> _The task_: From the records below, please print only the lines from the one containing "Clone this chart in Apache ECharts." through the one containing "const yTicksB = [1.3, 1.4, 1.5];", both included. Skip the pictures.

> _Extracted information_:
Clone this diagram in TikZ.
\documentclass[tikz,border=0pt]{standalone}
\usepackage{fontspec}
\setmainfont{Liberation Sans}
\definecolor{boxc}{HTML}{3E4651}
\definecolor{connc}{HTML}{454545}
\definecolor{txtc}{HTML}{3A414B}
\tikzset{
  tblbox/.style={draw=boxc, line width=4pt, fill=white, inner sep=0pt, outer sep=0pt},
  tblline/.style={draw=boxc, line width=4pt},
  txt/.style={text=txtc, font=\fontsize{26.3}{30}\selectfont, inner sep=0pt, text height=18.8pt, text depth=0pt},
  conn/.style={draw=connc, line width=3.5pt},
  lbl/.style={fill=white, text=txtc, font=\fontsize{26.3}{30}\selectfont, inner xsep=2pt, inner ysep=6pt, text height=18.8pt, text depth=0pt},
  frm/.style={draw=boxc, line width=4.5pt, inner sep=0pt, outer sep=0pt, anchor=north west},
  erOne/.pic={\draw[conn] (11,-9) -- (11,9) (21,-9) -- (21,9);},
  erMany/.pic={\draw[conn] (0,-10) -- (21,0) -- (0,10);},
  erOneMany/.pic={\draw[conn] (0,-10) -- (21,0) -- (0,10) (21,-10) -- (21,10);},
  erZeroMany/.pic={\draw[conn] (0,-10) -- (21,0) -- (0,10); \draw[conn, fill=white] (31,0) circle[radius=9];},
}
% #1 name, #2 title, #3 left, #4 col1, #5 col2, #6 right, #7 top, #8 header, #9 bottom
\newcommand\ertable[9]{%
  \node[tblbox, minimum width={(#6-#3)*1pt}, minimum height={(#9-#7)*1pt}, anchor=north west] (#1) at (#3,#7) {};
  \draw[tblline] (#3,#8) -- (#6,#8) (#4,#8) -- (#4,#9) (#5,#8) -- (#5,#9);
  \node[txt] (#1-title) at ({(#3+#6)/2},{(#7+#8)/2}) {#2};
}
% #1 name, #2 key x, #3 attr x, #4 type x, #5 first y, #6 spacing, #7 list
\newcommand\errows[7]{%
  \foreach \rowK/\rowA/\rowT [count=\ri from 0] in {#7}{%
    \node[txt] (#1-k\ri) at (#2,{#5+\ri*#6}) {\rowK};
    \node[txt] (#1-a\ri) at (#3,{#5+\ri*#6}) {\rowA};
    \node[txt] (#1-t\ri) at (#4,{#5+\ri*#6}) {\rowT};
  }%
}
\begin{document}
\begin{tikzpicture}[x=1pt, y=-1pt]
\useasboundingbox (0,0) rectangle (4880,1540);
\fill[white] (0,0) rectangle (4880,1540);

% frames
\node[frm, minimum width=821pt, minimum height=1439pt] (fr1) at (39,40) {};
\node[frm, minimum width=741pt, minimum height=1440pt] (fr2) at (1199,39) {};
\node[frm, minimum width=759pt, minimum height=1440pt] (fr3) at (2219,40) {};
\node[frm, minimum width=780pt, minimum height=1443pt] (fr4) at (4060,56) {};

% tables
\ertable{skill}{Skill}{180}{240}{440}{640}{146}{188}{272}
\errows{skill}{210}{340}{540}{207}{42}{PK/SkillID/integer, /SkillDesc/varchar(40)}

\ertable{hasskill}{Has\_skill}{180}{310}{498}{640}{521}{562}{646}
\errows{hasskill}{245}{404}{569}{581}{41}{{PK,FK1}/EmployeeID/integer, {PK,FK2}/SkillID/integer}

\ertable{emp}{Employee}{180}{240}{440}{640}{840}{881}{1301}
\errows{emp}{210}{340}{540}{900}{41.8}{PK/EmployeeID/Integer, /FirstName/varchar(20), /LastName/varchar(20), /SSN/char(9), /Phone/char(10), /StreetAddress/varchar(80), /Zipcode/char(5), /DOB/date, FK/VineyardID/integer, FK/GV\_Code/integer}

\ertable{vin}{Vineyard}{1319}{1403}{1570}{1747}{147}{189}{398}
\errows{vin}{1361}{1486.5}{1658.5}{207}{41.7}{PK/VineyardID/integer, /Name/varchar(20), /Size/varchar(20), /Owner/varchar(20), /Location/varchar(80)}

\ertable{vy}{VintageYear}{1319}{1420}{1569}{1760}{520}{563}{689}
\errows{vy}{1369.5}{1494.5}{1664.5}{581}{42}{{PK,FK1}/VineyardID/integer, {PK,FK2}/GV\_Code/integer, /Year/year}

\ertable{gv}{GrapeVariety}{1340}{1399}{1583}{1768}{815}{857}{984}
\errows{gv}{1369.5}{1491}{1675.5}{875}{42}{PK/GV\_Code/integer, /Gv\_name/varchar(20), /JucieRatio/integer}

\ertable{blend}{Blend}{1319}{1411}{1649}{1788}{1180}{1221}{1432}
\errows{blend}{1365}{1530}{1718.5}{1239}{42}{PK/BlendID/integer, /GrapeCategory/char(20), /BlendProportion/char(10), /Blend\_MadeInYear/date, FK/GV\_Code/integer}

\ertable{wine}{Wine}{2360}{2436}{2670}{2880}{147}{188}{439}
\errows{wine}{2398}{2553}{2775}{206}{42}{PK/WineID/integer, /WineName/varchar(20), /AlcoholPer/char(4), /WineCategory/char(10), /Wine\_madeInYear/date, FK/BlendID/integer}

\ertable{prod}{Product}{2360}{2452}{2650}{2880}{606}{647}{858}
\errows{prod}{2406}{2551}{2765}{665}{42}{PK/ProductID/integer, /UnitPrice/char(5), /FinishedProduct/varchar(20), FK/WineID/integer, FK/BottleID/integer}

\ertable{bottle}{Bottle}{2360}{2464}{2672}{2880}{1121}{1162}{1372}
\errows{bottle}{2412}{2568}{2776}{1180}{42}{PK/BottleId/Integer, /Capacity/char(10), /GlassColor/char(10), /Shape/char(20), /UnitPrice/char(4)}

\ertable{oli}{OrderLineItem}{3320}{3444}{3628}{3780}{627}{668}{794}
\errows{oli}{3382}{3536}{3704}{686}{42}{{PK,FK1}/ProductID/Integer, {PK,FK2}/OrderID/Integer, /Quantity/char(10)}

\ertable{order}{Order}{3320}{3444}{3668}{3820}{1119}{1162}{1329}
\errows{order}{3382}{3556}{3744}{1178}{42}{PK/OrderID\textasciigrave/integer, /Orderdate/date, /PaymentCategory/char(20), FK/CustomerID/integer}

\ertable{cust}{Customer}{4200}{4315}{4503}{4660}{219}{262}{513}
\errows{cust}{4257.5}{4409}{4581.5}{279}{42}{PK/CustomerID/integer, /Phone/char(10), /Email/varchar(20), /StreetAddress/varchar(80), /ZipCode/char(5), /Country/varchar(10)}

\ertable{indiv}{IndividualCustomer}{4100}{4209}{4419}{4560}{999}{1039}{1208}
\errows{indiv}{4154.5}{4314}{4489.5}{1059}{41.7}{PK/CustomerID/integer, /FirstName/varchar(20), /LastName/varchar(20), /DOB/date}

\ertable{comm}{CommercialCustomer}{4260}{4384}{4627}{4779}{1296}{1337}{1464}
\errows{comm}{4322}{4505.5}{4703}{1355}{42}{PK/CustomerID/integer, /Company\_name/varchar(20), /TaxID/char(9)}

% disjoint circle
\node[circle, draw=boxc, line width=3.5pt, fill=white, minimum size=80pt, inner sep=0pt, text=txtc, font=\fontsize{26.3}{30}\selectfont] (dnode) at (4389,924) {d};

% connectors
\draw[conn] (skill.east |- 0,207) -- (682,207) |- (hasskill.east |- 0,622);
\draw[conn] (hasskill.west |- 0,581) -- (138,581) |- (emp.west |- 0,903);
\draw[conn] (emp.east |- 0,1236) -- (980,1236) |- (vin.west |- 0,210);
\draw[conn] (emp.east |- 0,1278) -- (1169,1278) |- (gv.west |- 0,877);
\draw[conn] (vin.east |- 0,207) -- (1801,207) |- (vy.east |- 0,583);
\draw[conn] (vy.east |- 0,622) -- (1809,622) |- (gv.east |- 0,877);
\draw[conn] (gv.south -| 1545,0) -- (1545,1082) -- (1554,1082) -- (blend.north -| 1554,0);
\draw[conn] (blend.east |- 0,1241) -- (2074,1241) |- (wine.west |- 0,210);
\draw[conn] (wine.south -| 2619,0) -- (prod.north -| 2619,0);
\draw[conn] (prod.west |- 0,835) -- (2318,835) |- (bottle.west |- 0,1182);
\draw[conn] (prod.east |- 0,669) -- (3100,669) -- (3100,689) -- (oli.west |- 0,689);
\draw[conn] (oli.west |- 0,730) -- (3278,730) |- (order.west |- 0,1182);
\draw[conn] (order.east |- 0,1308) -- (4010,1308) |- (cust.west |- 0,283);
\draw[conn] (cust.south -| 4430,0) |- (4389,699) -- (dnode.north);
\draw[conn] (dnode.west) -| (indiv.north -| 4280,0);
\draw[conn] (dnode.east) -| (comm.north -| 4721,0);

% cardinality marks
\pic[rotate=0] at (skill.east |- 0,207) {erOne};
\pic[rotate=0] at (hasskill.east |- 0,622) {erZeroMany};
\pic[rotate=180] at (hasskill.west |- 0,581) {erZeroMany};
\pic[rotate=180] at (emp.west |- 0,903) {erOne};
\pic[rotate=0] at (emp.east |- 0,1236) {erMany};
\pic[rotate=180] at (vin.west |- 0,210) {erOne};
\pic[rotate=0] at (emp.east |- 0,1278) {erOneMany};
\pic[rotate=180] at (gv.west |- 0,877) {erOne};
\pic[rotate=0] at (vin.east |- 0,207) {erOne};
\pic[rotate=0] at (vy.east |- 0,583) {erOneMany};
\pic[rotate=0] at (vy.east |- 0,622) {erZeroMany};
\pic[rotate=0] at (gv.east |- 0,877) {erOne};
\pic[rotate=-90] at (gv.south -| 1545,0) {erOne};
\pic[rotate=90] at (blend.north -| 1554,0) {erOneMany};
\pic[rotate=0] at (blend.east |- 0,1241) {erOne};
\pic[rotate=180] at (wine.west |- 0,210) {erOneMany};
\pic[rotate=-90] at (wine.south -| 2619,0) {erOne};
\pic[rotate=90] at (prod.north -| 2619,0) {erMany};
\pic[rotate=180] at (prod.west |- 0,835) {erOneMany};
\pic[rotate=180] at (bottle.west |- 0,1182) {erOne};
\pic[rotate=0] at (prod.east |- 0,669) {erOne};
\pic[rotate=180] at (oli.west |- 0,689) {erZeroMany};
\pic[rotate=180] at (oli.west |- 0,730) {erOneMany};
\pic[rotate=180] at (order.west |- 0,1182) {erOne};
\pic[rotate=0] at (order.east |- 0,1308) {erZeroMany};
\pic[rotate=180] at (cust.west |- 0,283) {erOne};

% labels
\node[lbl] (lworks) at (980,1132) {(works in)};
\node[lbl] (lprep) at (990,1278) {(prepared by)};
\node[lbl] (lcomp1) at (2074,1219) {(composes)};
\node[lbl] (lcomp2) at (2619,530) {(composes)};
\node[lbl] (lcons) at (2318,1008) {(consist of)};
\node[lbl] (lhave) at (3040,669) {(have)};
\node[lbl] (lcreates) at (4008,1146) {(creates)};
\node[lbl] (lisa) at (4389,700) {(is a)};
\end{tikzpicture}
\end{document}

---

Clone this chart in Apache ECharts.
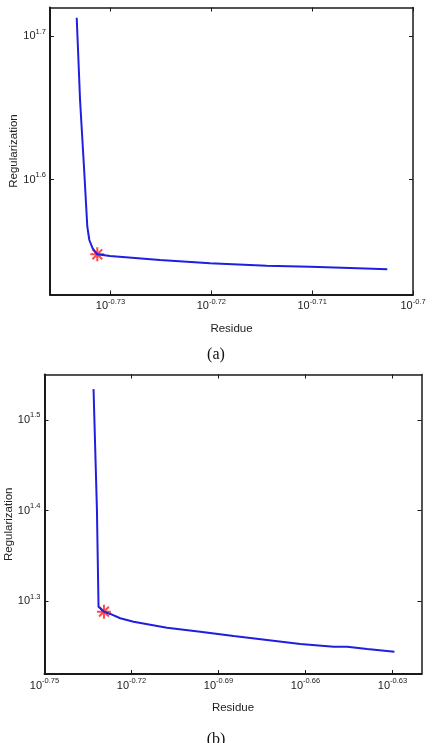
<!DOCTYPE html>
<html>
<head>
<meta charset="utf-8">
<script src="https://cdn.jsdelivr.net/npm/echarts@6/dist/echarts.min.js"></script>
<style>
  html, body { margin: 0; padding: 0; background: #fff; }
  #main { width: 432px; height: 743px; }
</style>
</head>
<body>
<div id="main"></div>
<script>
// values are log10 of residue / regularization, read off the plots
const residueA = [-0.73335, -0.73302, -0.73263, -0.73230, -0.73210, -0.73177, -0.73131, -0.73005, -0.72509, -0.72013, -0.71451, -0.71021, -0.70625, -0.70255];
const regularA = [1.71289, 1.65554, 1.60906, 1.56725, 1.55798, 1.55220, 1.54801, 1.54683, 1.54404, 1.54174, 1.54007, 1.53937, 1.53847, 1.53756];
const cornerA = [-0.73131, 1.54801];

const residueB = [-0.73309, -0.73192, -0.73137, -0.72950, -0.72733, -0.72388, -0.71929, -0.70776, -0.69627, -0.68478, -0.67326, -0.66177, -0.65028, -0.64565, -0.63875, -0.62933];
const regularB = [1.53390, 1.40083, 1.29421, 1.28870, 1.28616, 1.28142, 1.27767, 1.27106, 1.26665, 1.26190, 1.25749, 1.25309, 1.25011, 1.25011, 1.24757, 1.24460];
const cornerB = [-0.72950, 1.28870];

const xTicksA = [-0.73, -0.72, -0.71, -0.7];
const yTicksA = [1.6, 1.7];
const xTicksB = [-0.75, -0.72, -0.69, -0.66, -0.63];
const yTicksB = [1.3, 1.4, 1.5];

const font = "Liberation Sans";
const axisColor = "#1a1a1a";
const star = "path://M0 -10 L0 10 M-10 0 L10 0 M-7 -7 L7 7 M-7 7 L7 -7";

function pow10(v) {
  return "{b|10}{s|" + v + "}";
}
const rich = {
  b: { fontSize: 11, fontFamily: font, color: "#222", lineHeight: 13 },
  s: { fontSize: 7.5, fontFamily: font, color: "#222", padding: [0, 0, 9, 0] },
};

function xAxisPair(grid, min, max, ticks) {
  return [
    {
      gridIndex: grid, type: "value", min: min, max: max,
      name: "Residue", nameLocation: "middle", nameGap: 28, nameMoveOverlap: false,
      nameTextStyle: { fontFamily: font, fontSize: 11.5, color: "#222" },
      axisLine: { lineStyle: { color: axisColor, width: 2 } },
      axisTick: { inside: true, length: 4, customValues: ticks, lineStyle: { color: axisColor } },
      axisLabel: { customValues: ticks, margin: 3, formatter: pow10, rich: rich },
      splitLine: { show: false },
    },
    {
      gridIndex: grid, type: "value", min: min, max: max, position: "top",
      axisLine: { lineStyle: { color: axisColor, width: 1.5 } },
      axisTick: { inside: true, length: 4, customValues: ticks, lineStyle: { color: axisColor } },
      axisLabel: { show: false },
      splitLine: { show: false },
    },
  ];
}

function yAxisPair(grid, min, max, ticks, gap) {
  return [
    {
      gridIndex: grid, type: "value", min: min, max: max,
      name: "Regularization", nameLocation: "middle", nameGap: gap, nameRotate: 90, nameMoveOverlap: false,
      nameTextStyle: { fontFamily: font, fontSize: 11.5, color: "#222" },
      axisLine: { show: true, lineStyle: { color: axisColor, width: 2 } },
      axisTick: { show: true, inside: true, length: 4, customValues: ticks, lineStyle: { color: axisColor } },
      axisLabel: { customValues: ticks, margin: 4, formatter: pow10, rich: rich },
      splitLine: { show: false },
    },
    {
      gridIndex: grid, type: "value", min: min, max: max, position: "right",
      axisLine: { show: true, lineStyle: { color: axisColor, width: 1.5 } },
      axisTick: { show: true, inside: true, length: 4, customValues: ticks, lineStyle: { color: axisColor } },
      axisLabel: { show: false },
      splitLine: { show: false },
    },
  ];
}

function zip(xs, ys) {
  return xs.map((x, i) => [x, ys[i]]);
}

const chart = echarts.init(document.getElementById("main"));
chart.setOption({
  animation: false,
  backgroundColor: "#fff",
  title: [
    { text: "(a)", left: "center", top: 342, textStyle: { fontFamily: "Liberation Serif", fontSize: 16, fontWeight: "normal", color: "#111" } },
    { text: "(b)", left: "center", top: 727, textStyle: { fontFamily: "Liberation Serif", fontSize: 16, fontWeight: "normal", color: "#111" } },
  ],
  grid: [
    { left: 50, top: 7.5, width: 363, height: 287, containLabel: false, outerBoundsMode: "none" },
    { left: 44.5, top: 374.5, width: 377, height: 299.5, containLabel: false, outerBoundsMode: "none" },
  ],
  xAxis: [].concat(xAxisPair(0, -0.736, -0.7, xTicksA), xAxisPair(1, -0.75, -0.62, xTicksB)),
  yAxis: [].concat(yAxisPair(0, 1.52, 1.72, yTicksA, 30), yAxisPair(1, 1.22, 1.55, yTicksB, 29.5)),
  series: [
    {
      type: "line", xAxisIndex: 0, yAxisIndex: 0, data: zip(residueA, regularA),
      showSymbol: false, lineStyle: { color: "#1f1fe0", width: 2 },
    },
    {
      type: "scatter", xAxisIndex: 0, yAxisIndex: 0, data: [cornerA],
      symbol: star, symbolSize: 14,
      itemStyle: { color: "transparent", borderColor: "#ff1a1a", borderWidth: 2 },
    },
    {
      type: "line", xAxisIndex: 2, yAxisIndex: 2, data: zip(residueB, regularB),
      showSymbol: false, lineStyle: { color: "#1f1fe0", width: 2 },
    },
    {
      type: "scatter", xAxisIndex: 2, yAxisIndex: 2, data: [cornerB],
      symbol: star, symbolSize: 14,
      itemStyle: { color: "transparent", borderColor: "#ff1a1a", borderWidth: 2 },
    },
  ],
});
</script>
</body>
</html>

> _Response for this exercise_:
Clone this chart in Apache ECharts.
<!DOCTYPE html>
<html>
<head>
<meta charset="utf-8">
<script src="https://cdn.jsdelivr.net/npm/echarts@6/dist/echarts.min.js"></script>
<style>
  html, body { margin: 0; padding: 0; background: #fff; }
  #main { width: 432px; height: 743px; }
</style>
</head>
<body>
<div id="main"></div>
<script>
// values are log10 of residue / regularization, read off the plots
const residueA = [-0.73335, -0.73302, -0.73263, -0.73230, -0.73210, -0.73177, -0.73131, -0.73005, -0.72509, -0.72013, -0.71451, -0.71021, -0.70625, -0.70255];
const regularA = [1.71289, 1.65554, 1.60906, 1.56725, 1.55798, 1.55220, 1.54801, 1.54683, 1.54404, 1.54174, 1.54007, 1.53937, 1.53847, 1.53756];
const cornerA = [-0.73131, 1.54801];

const residueB = [-0.73309, -0.73192, -0.73137, -0.72950, -0.72733, -0.72388, -0.71929, -0.70776, -0.69627, -0.68478, -0.67326, -0.66177, -0.65028, -0.64565, -0.63875, -0.62933];
const regularB = [1.53390, 1.40083, 1.29421, 1.28870, 1.28616, 1.28142, 1.27767, 1.27106, 1.26665, 1.26190, 1.25749, 1.25309, 1.25011, 1.25011, 1.24757, 1.24460];
const cornerB = [-0.72950, 1.28870];

const xTicksA = [-0.73, -0.72, -0.71, -0.7];
const yTicksA = [1.6, 1.7];
const xTicksB = [-0.75, -0.72, -0.69, -0.66, -0.63];
const yTicksB = [1.3, 1.4, 1.5];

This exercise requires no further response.